Helping Polar Bears to Survive: Arctic Passage at Henry Vilas Zoo

June 30, 2015 • Drew Jordan, RLA

Climate change is melting polar ice, making it harder for bears to find food, forcing them to swim further from ice flow to ice flow to hunt. With less ice and more open water, seals have more places to come up for air, and it’s becoming more difficult for the bears to continue to survive using their hunting techniques. The bears are persevering, but every day their numbers dwindle. Zoos around the world are working to help save polar bears by educating and inspiring the public, and by participating in breeding programs. Leading the charge to save the polar bears is the Canadian Province of Manitoba, which drew up a set of guidelines known as the Manitoba Standards, which a zoo or breeding program must meet in order to participate in the effort to save the polar bears.
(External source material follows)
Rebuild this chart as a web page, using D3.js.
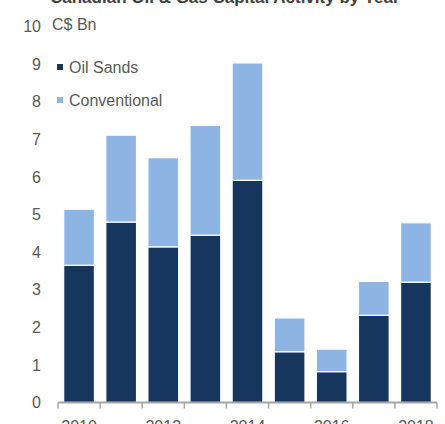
<html>
<head>
<script src="https://d3js.org/d3.v7.min.js"></script>
<style>
  body { margin: 0; background: #fff; }
  text { font-family: "Liberation Sans", Arial, sans-serif; }
</style>
</head>
<body>
<script>
var years = ["2010", "2011", "2012", "2013", "2014", "2015", "2016", "2017", "2018"];
var oilSands = [3.65, 4.80, 4.14, 4.45, 5.91, 1.35, 0.82, 2.32, 3.20];
var conventional = [1.49, 2.31, 2.37, 2.92, 3.12, 0.90, 0.60, 0.90, 1.58];
var yTicks = [0, 1, 2, 3, 4, 5, 6, 7, 8, 9, 10];
var xLabels = ["2010", "2012", "2014", "2016", "2018"];

var w = 445, h = 424;
var dark = "#17365d", light = "#8eb4e3", grey = "#595959";

var svg = d3.select("body").append("svg").attr("width", w).attr("height", h);

var x = d3.scaleBand().domain(years).range([58, 437]).paddingInner(0.27).paddingOuter(0.135);
var y = d3.scaleLinear().domain([0, 10]).range([402.5, 26.5]);

// title, cut off at the top edge as in the source
svg.append("text").attr("x", 50).attr("y", 3).attr("font-size", 17).attr("font-weight", "bold")
  .attr("fill", "#404040").text("Canadian Oil & Gas Capital Activity by Year");

// y tick labels (no axis line)
svg.append("g").selectAll("text").data(yTicks).enter().append("text")
  .attr("x", 41).attr("y", function(d){ return y(d); }).attr("dy", "0.35em")
  .attr("text-anchor", "end").attr("font-size", 16).attr("fill", grey)
  .text(function(d){ return d; });

svg.append("text").attr("x", 52).attr("y", y(10)).attr("dy", "0.2em")
  .attr("font-size", 16).attr("fill", grey).text("C$ Bn");

// bars
var g = svg.append("g");
g.selectAll(".oil").data(years).enter().append("rect").attr("class", "oil")
  .attr("x", function(d){ return x(d); }).attr("width", x.bandwidth())
  .attr("y", function(d, i){ return y(oilSands[i]); })
  .attr("height", function(d, i){ return y(0) - y(oilSands[i]); })
  .attr("fill", dark).attr("stroke", "#fff").attr("stroke-width", 1.2);
g.selectAll(".conv").data(years).enter().append("rect").attr("class", "conv")
  .attr("x", function(d){ return x(d); }).attr("width", x.bandwidth())
  .attr("y", function(d, i){ return y(oilSands[i] + conventional[i]); })
  .attr("height", function(d, i){ return y(oilSands[i]) - y(oilSands[i] + conventional[i]); })
  .attr("fill", light).attr("stroke", "#fff").attr("stroke-width", 1.2);

// x axis
var step = x.step();
var ax = svg.append("g").attr("transform", "translate(0," + y(0) + ")");
ax.append("line").attr("x1", 58).attr("x2", 437).attr("stroke", "#a6a6a6").attr("stroke-width", 2);
var bounds = years.map(function(d){ return x(d) - (step - x.bandwidth()) / 2; }).concat([437]);
ax.selectAll(".tk").data(bounds).enter().append("line").attr("class", "tk")
  .attr("x1", function(d){ return d; }).attr("x2", function(d){ return d; })
  .attr("y1", 0).attr("y2", 6).attr("stroke", "#a6a6a6").attr("stroke-width", 1.5);
ax.selectAll(".lbl").data(xLabels).enter().append("text").attr("class", "lbl")
  .attr("x", function(d){ return x(d) + x.bandwidth() / 2; }).attr("y", 29)
  .attr("text-anchor", "middle").attr("font-size", 16).attr("fill", grey)
  .text(function(d){ return d; });

// legend
var legend = [["Oil Sands", dark], ["Conventional", light]];
var lg = svg.append("g").selectAll("g").data(legend).enter().append("g")
  .attr("transform", function(d, i){ return "translate(57," + (67 + i * 33) + ")"; });
lg.append("rect").attr("x", 0).attr("y", -3).attr("width", 6).attr("height", 6)
  .attr("fill", function(d){ return d[1]; });
lg.append("text").attr("x", 12).attr("y", 0).attr("dy", "0.35em")
  .attr("font-size", 16).attr("fill", grey).text(function(d){ return d[0]; });
</script>
</body>
</html>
The Arctic Passage at the Henry Vilas Zoo in Madison, Wisconsin, highlights the perseverance and survival of the endangered polar bear. The 1.7-acre exhibit meets Manitoba Standards so that the zoo could continue to help polar bears survive into the changing future.

Glacier Grill Restaurant

Arctic Passage focuses on polar bears, grizzly bears, and harbor seals. In addition, a 4,900 square-foot restaurant, the Glacier Grill, is an essential part in helping sustain the operating costs of the exhibit. The restaurant can seat 60 people, including a rentable event space, where all the diners can come face-to-face with a bear separated by three sets of 7’ tall and 11’ long uninterrupted windows. Before exiting the restaurant, diners can step into a darkened space and peer through a window of “ice” to see if a bear is napping in a snow den.

Exhibit Design

The design has three outdoor yards: a polar bear yard, a grizzly yard, and a 1,500-square-foot off-exhibit yard. Both species of bears can be rotated between yards, with a large shaded viewing area in between that features a training wall where zoo staff can work with the bears while educating the public about them. The central viewing area has a 290-square-foot glass overlook of the yards and pools. There are also two more shaded viewing structures with large expanses of glass along the trail. The bears have a 3,000-square-foot night house which includes a maternity den specifically designed to provide a comfortable environment for a mother and her cubs.


Enrichment Features

Polar bear yard • 12,650 sq. foot

  • 50,000-gallon pool for the bears with a 15′ long underwater acrylic viewing window to watch the bears dive in, play, and swim
  • A rock cave where a bear can be shaded and feel secure, yet still be visible to zoo visitors
  • A shallow pool
  • Timber logs
  • A variety of different substrates for the bears to dig in and explore



Grizzly bear yard • 10,100 sq. foot

  • A flowing stream into which zoo staff can supply live fish for the grizzly bears to catch.
  • Lots of shade, lots of space and lots to do



The seal habitat:

  • A 55,000 gallon pool that encircles an island for keepers to stand on while working with the seals
  • A shaded underwater viewing area with a 14’ long acrylic window


Conservation efforts

One of just 10 free admission AZA zoos in America, Henry Vilas Zoo knows it must provide a great visitor experience at a good value. One way the project adds value is with sustainable design.

  • 2 rain water collections tanks store 8,400 gallons of water runoff from the roof for irrigation
  • A bank of solar panels is housed on the roof of the seal building to provide electricity for the pumps
  • A network of underground pipes helps store and conserve water for the pools


Tundra Buggy

The zoo partnered with Frontiers North to bring in a decommissioned Ice Maiden tundra buggy to further enrich the visitor experience. Used in arctic expeditions for 19 years, the buggy is now filled with interactive features, fun graphics, and educational displays. In addition, throughout the site, more interactive elements like bear tracks, a cave for kids, and a bear trap are waiting to be discovered by visitors as they explore the tundra trek path.